Sally Stevens' work as a singer, lyricist and vocal contractor
in the fields of film, recording and television, has spanned many years in
Hollywood and she is pleased to still be at it.
But about twelve years ago she began pursuit of a second passion
- Fine Art Photography.
She has had four solo exhibits, working in traditional black & white 35 mm. film:
"STREET SCENES & OTHER JOURNEYS", A Studio Gallery (2003)
"ASPECTS OF LIGHT", A Studio Gallery (2004)
"FILM SCORING: BEHIND THE SCENES", A Studio Gallery (2005)
"POEMS FROM THE ROAD", A Studio Gallery (2007).
She also participated in an exhibit of women photographers
in the village of Ternay, France, in May of 2002 and her work has been
included in four group shows at A Studio Gallery.
She received Nominee Awards recognition in three categories in the
2005 International "Black & White Spider Awards" competition.
In addition, work from the Film Composers Series (a work in progress)
FILM SCORING: BEHIND THE SCENES
was exhibited at The Academy of Television Arts & Sciences, in 2007.
Eventually she hopes to turn the material from this series into a book
which might be of interest to film score fans (of which she has discovered there are many! )
She has another project which she hopes will someday also be a book,
the proceeds of which would be donated to assist the homeless community in Los Angeles.
The work is a series of black and white photographs of mothers and their children,
accompanied by interviews with the mothers, while they were in residence
at the Union Rescue Mission on Skid Row.
This project began with an idea Sally had when she learned that at the time
the Union Rescue Mission was the only shelter on Skid Row that accepted women and children.
She wanted do some fine quality black and white photographs of the children
in residence as gifts for their mothers.
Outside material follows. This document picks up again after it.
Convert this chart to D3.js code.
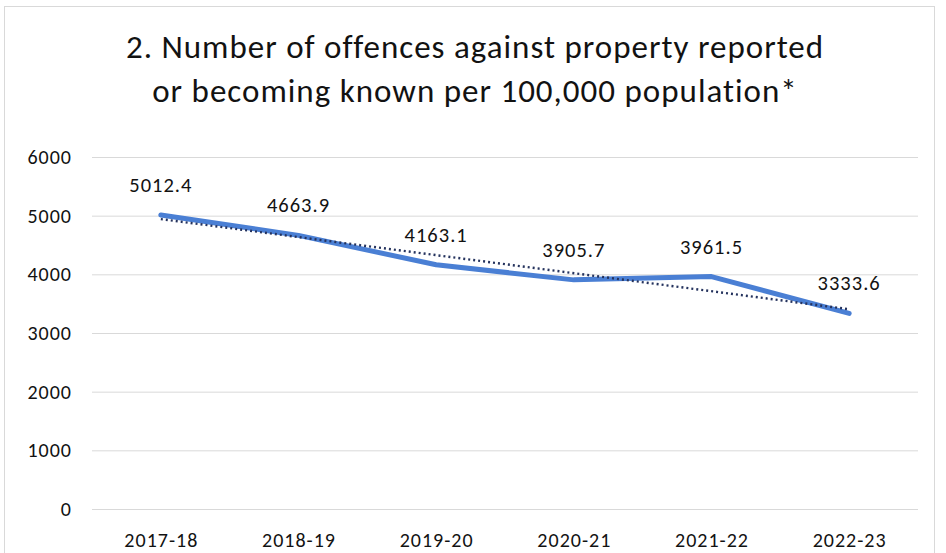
<!DOCTYPE html>
<html>
<head>
<meta charset="utf-8">
<script src="https://cdn.jsdelivr.net/npm/d3@7/dist/d3.min.js"></script>
<style>
  html, body { margin: 0; padding: 0; background: #ffffff; }
  svg { display: block; }
</style>
</head>
<body>
<div id="chart"></div>
<script>
// Offences against property per 100,000 population, by year
const years = ["2017-18", "2018-19", "2019-20", "2020-21", "2021-22", "2022-23"];
const offences = [5012.4, 4663.9, 4163.1, 3905.7, 3961.5, 3333.6];
const yTicks = [0, 1000, 2000, 3000, 4000, 5000, 6000];
const titleLines = [
  "2. Number of offences against property reported",
  "or becoming known per 100,000 population*"
];

const W = 946, H = 553;
const font = "Carlito, Calibri, Lato, 'Open Sans', sans-serif";
const ink = "#121212";

const svg = d3.select("#chart").append("svg")
  .attr("width", W).attr("height", H);

// chart frame
svg.append("rect")
  .attr("x", 4.5).attr("y", 6.5)
  .attr("width", 930).attr("height", 560)
  .attr("fill", "#ffffff")
  .attr("stroke", "#d9d9d9").attr("stroke-width", 1);

// title
const title = svg.append("text")
  .attr("text-anchor", "middle")
  .attr("font-family", font)
  .attr("font-size", 33)
  .attr("letter-spacing", 1)
  .attr("fill", ink);
titleLines.forEach((t, i) => {
  title.append("tspan")
    .attr("x", 475).attr("y", 58 + i * 44)
    .text(t);
});

const plot = { left: 92, right: 918, top: 157, bottom: 509 };

const x = d3.scalePoint()
  .domain(years)
  .range([plot.left, plot.right])
  .padding(0.5);

const y = d3.scaleLinear()
  .domain([0, 6000])
  .range([plot.bottom, plot.top]);

// horizontal gridlines with value ticks
const yAxis = d3.axisLeft(y)
  .tickValues(yTicks)
  .tickSize(-(plot.right - plot.left))
  .tickPadding(20)
  .tickFormat(d3.format("d"));

const gy = svg.append("g")
  .attr("transform", `translate(${plot.left},0)`)
  .call(yAxis);
gy.select(".domain").remove();
gy.selectAll(".tick line")
  .attr("stroke", "#d9d9d9").attr("stroke-width", 1);
gy.selectAll(".tick text")
  .attr("font-family", font)
  .attr("font-size", 20)
  .attr("letter-spacing", 1)
  .attr("fill", ink);

// category axis
const xAxis = d3.axisBottom(x).tickSize(0).tickPadding(24);
const gx = svg.append("g")
  .attr("transform", `translate(0,${plot.bottom})`)
  .call(xAxis);
gx.select(".domain").remove();
gx.selectAll(".tick text")
  .attr("font-family", font)
  .attr("font-size", 20)
  .attr("letter-spacing", 1)
  .attr("fill", ink);

// data line
const pts = years.map((yr, i) => ({ yr, v: offences[i] }));
const line = d3.line()
  .x(d => x(d.yr))
  .y(d => y(d.v));

svg.append("path")
  .datum(pts)
  .attr("fill", "none")
  .attr("stroke", "#4a7fd4")
  .attr("stroke-width", 5)
  .attr("stroke-linejoin", "round")
  .attr("stroke-linecap", "round")
  .attr("d", line);

// linear trendline (least squares over the series)
const n = offences.length;
const xs = d3.range(n);
const mx = d3.mean(xs), my = d3.mean(offences);
const slope = d3.sum(xs, i => (i - mx) * (offences[i] - my)) /
              d3.sum(xs, i => (i - mx) * (i - mx));
const intercept = my - slope * mx;
const trend = years.map((yr, i) => ({ yr, v: intercept + slope * i }));

svg.append("path")
  .datum([trend[0], trend[n - 1]])
  .attr("fill", "none")
  .attr("stroke", "#25335e")
  .attr("stroke-width", 2.4)
  .attr("stroke-dasharray", "2,3")
  .attr("d", line);

// value labels
svg.append("g")
  .selectAll("text")
  .data(pts)
  .join("text")
  .attr("x", d => x(d.yr))
  .attr("y", d => y(d.v) - 23)
  .attr("text-anchor", "middle")
  .attr("font-family", font)
  .attr("font-size", 20.5)
  .attr("letter-spacing", 1)
  .attr("fill", ink)
  .text(d => d.v.toFixed(1));
</script>
</body>
</html>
She felt this was something
most of the mothers there might never have, and those childhoods like
all childhoods, goes by so very quickly. The idea eventually grew
into the idea of creating a book which would include interviews with
the woman as well as the photographs of the families. This idea was
warmly received by the gentleman who was at the time in charge of
fund raising for the Mission's proposed Transitional Housing Shelter,
and over the period of the next four months, making weekly visits,
she completed 26 interviews, with accompanying photographs, and has
printed a "mockup" of the first three chapters of the book.
She's looking for a "publisher" home for the material!